## Brief
Your task is to repeat all of the data exactly while excluding the pictures.

=== Data extract ===

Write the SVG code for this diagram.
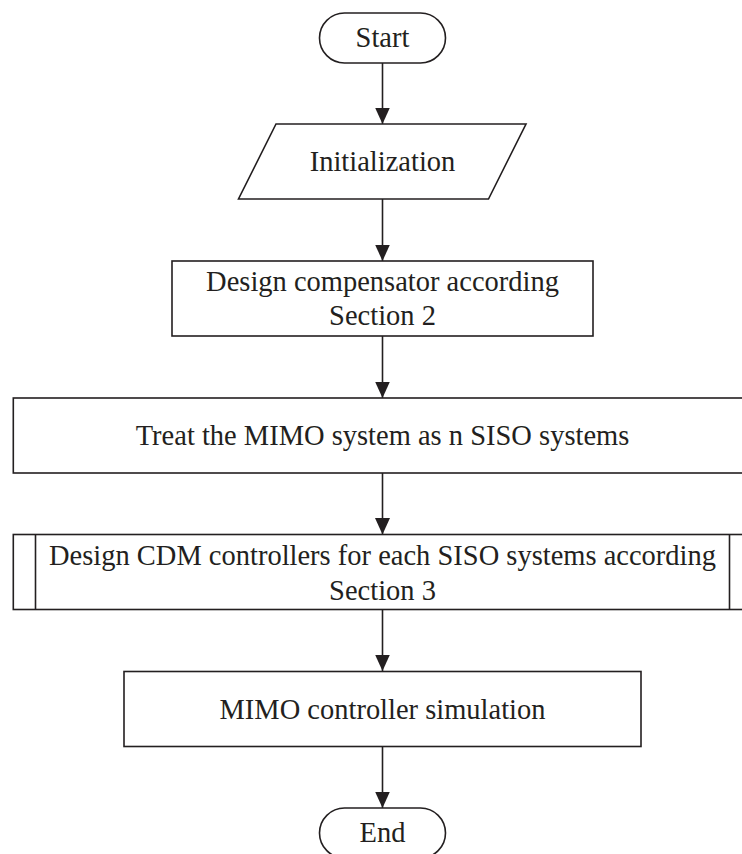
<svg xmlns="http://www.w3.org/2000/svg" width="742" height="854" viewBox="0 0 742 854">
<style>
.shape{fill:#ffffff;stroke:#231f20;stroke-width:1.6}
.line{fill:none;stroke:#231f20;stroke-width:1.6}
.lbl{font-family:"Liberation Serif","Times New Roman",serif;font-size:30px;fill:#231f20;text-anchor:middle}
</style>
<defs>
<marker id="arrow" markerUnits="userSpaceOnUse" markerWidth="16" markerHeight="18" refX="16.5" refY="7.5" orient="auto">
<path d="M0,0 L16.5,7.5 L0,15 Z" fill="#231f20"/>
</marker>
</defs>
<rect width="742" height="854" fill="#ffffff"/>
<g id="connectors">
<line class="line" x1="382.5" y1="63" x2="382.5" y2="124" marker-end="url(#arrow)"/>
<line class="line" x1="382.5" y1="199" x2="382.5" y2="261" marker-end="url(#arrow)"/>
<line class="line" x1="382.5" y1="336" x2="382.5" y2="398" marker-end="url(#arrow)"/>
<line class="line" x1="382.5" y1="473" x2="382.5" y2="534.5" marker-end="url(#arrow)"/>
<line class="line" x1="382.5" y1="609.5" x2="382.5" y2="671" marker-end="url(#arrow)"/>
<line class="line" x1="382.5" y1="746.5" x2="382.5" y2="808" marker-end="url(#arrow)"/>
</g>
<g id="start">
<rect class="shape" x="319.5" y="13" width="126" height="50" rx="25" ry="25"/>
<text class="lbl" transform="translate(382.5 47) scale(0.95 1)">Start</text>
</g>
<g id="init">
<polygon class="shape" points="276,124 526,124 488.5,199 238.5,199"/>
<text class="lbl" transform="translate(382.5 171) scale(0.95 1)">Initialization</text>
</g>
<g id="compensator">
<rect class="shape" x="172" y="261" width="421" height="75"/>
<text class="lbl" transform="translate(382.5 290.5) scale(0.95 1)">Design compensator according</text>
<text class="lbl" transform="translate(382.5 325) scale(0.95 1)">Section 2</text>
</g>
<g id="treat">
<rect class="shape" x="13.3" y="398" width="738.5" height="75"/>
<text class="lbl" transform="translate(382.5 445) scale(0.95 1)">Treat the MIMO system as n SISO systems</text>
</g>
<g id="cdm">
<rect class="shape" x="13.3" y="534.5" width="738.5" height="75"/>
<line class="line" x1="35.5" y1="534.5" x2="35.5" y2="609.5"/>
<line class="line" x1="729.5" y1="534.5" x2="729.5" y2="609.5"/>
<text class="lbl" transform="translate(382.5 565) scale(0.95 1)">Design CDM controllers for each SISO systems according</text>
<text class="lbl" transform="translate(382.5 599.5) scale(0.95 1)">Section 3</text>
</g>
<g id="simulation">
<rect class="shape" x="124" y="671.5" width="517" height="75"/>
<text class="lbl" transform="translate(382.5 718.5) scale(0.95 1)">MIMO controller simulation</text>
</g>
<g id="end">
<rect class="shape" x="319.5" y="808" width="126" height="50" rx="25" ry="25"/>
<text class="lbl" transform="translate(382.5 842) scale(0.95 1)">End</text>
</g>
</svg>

===

## The solution
Write the SVG code for this diagram.
<svg xmlns="http://www.w3.org/2000/svg" width="742" height="854" viewBox="0 0 742 854">
<style>
.shape{fill:#ffffff;stroke:#231f20;stroke-width:1.6}
.line{fill:none;stroke:#231f20;stroke-width:1.6}
.lbl{font-family:"Liberation Serif","Times New Roman",serif;font-size:30px;fill:#231f20;text-anchor:middle}
</style>
<defs>
<marker id="arrow" markerUnits="userSpaceOnUse" markerWidth="16" markerHeight="18" refX="16.5" refY="7.5" orient="auto">
<path d="M0,0 L16.5,7.5 L0,15 Z" fill="#231f20"/>
</marker>
</defs>
<rect width="742" height="854" fill="#ffffff"/>
<g id="connectors">
<line class="line" x1="382.5" y1="63" x2="382.5" y2="124" marker-end="url(#arrow)"/>
<line class="line" x1="382.5" y1="199" x2="382.5" y2="261" marker-end="url(#arrow)"/>
<line class="line" x1="382.5" y1="336" x2="382.5" y2="398" marker-end="url(#arrow)"/>
<line class="line" x1="382.5" y1="473" x2="382.5" y2="534.5" marker-end="url(#arrow)"/>
<line class="line" x1="382.5" y1="609.5" x2="382.5" y2="671" marker-end="url(#arrow)"/>
<line class="line" x1="382.5" y1="746.5" x2="382.5" y2="808" marker-end="url(#arrow)"/>
</g>
<g id="start">
<rect class="shape" x="319.5" y="13" width="126" height="50" rx="25" ry="25"/>
<text class="lbl" transform="translate(382.5 47) scale(0.95 1)">Start</text>
</g>
<g id="init">
<polygon class="shape" points="276,124 526,124 488.5,199 238.5,199"/>
<text class="lbl" transform="translate(382.5 171) scale(0.95 1)">Initialization</text>
</g>
<g id="compensator">
<rect class="shape" x="172" y="261" width="421" height="75"/>
<text class="lbl" transform="translate(382.5 290.5) scale(0.95 1)">Design compensator according</text>
<text class="lbl" transform="translate(382.5 325) scale(0.95 1)">Section 2</text>
</g>
<g id="treat">
<rect class="shape" x="13.3" y="398" width="738.5" height="75"/>
<text class="lbl" transform="translate(382.5 445) scale(0.95 1)">Treat the MIMO system as n SISO systems</text>
</g>
<g id="cdm">
<rect class="shape" x="13.3" y="534.5" width="738.5" height="75"/>
<line class="line" x1="35.5" y1="534.5" x2="35.5" y2="609.5"/>
<line class="line" x1="729.5" y1="534.5" x2="729.5" y2="609.5"/>
<text class="lbl" transform="translate(382.5 565) scale(0.95 1)">Design CDM controllers for each SISO systems according</text>
<text class="lbl" transform="translate(382.5 599.5) scale(0.95 1)">Section 3</text>
</g>
<g id="simulation">
<rect class="shape" x="124" y="671.5" width="517" height="75"/>
<text class="lbl" transform="translate(382.5 718.5) scale(0.95 1)">MIMO controller simulation</text>
</g>
<g id="end">
<rect class="shape" x="319.5" y="808" width="126" height="50" rx="25" ry="25"/>
<text class="lbl" transform="translate(382.5 842) scale(0.95 1)">End</text>
</g>
</svg>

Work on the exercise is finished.